If we integrate out $\mathbf{f}_j(\mathbf{t})$ 


$$
\begin{aligned}
\mathbb{E}(\mathbf{g}_j) &= \mathbb{E}\Big(\mathbb{E}\big(\mathbf{g}_j | \mathbf{f}_j(\mathbf{t})\big)\Big) \\
&= \mathbb{E}\big(2\mathbf{f}_j(\mathbf{t})\big) \\
&= 2\mu_j\mathbf{1}
\end{aligned}
$$

$$
\begin{aligned}
Var(\mathbf{g}_j) &= Var\Big(\mathbb{E}\big(\mathbf{g}_j | \mathbf{f}_j(\mathbf{t})\big)\Big) + \mathbb{E}\Big(Var\big(\mathbf{g}_j | \mathbf{f}_j(\mathbf{t})\big)\Big) \\
&= 4Var\big(\mathbf{f}_j(\mathbf{t})\big) + \mathbb{E}\Big(2diag\big\{\mathbf{f}_j(\mathbf{t}) \cdot \big(\mathbf{1}-\mathbf{f}_j(\mathbf{t})\big)\big\}\Big)\\ 
&= \dots \\
&= \mu_j(1-\mu_j)\big(\mathbf{\Sigma} + diag\{\mathbf{\Sigma}\} + 2\mathbf{I}\big)
\end{aligned}
$$

Thus we have

$$
\mathbf{g}_j | \mu_j, N_e \sim \mathcal{N}\Big(2\mu_j\mathbf{1}, \mu_j(1-\mu_j)\big(\mathbf{\Sigma} + diag\{\mathbf{\Sigma}\} + 2\mathbf{I}\big)\Big)
$$

$$
\mathbf{y}_j | \mathbf{g}_j \sim \mathcal{N}\Big(\mathbf{c}_j \cdot \frac{\mathbf{g}_j}{2}, diag\Big\{\mathbf{c}_j \cdot \frac{\mathbf{g}_j}{2} \cdot \Big(\mathbf{1}-\frac{\mathbf{g}_j}{2}\Big)\Big\}\Big)
$$

Our idea is to fix the variance in the likelihood ($\mathbf{y}_j | \mathbf{g}_j$) by computing an estimate of $\mathbf{g}_j$ from the data.
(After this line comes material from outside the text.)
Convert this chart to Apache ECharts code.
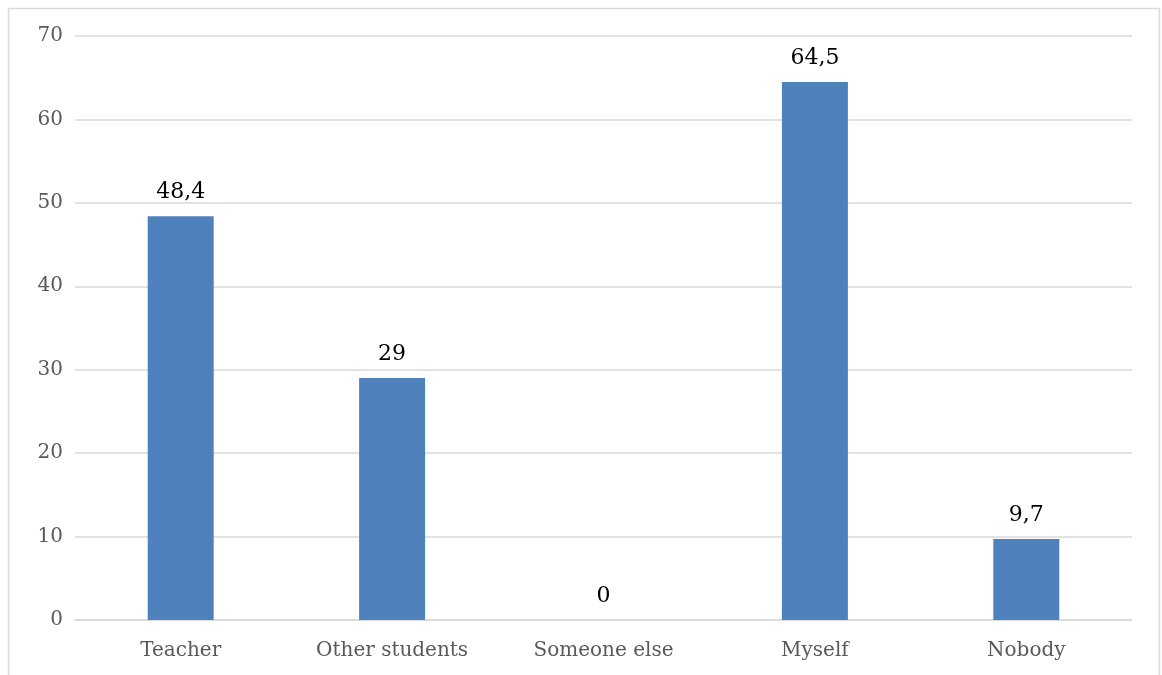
<!DOCTYPE html>
<html>
<head>
<meta charset="utf-8">
<script src="https://cdn.jsdelivr.net/npm/echarts@6/dist/echarts.min.js"></script>
<style>
html,body{margin:0;padding:0;background:#fff;}
#chart{width:1162px;height:675px;}
</style>
</head>
<body>
<div id="chart"></div>
<script>
const categories = ['Teacher', 'Other students', 'Someone else', 'Myself', 'Nobody'];
const values = [48.4, 29, 0, 64.5, 9.7];
const yTicks = [0, 10, 20, 30, 40, 50, 60, 70];

const chart = echarts.init(document.getElementById('chart'));
const font = 'DejaVu Serif';
chart.setOption({
  animation: false,
  backgroundColor: '#fff',
  graphic: [{
    type: 'rect',
    shape: {x: 8.5, y: 8.5, width: 1151, height: 700},
    style: {fill: 'none', stroke: '#d9d9d9', lineWidth: 1.5},
    silent: true
  }],
  grid: {left: 75, right: 30, top: 36, bottom: 55, containLabel: false},
  xAxis: {
    type: 'category',
    data: categories,
    axisLine: {lineStyle: {color: '#d9d9d9', width: 1.5}},
    axisTick: {show: false},
    axisLabel: {color: '#595959', fontFamily: font, fontSize: 20, margin: 21}
  },
  yAxis: {
    type: 'value',
    min: yTicks[0],
    max: yTicks[yTicks.length - 1],
    interval: 10,
    axisLine: {show: false},
    axisTick: {show: false},
    splitLine: {lineStyle: {color: '#d9d9d9', width: 1.5}},
    axisLabel: {color: '#595959', fontFamily: font, fontSize: 20, margin: 12, padding: [4, 0, 0, 0]}
  },
  series: [{
    type: 'bar',
    data: values,
    barWidth: 66,
    itemStyle: {color: '#4f81bd'},
    label: {
      show: true,
      position: 'top',
      distance: 13,
      color: '#000',
      fontFamily: font,
      fontSize: 22,
      formatter: p => String(p.value).replace('.', ',')
    }
  }]
});
</script>
</body>
</html>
Let $\mathbf{\Lambda}^{(j)} = diag\Big\{\mathbf{c}_j \cdot \frac{\hat{\mathbf{g}}_j}{2} \cdot \Big(\mathbf{1}-\frac{\hat{\mathbf{g}}_j}{2}\Big)\Big\}$ then we can rewrite the model as

$$
\mathbf{g}_j | \mu, N_e \sim \mathcal{N}\Big(2\mu_j\mathbf{1}, \mu_j(1-\mu_j)\big(\mathbf{\Sigma} + diag\{\mathbf{\Sigma}\} + 2\mathbf{I}\big)\Big)
$$

$$
\mathbf{y}_j | \mathbf{g}_j \sim \mathcal{N}\Big(\mathbf{c}_j \cdot \frac{\mathbf{g}_j}{2}, \mathbf{\Lambda}^{(j)} \Big)
$$

to be clear $\mathbf{\Lambda}^{(j)}$ is fixed! Next we can integrate out $\mathbf{g}_j$ to obtain the marginal distribution of $\mathbf{y}$ conditional on $\mu_j, N_e$

$$
\begin{aligned}
\mathbb{E}(\mathbf{y}_j) &= \mathbb{E}\big(\mathbb{E}(\mathbf{y}_j | \mathbf{g}_j) \big) \\
&= \mathbf{c}_j \cdot \mathbb{E}\Big(\frac{\mathbf{g}_j}{2}\Big) \\
&=\mu_j\mathbf{c}_j 
\end{aligned}
$$

$$
\begin{aligned}
Var(\mathbf{y}_j) &= Var\big(\mathbb{E}(\mathbf{y}_j | \mathbf{g}_j)\big) + \mathbb{E}\big(Var(\mathbf{y}_j | \mathbf{g}_j)\big) \\
&= \mathbf{c}_j Var\big(\mathbf{g}_j\big)\mathbf{c}^T_j + \mathbb{E}\big(Var(\mathbf{y}_j | \mathbf{g}_j)\big) \\
&= \mathbf{c}_j\Big(\mu_j(1-\mu_j)\big(\mathbf{\Sigma} + diag\{\mathbf{\Sigma}\} + 2\mathbf{I}\big)\Big)\mathbf{c}^T_j + \mathbf{\Lambda}^{(j)}
\end{aligned}
$$

Thus our marginal likelihood for $\mathbf{y}_j$

$$
\mathbf{y}_j | \mu_j, N_e \sim \mathcal{N}\Bigg(\mu_j \mathbf{c}_j, \mathbf{c}_j\Big(\mu_j(1-\mu_j)\big(\mathbf{\Sigma} + diag\{\mathbf{\Sigma}\} + 2\mathbf{I}\big)\Big)\mathbf{c}^T_j + \mathbf{\Lambda}^{(j)}\Bigg)
$$

We estimate $\mu_j$ and $N_e$ using maximum likelihood and plug them in to the full model to compute the posterior of $\mathbf{g}_j$ given $\mathbf{y}_j$ analytically!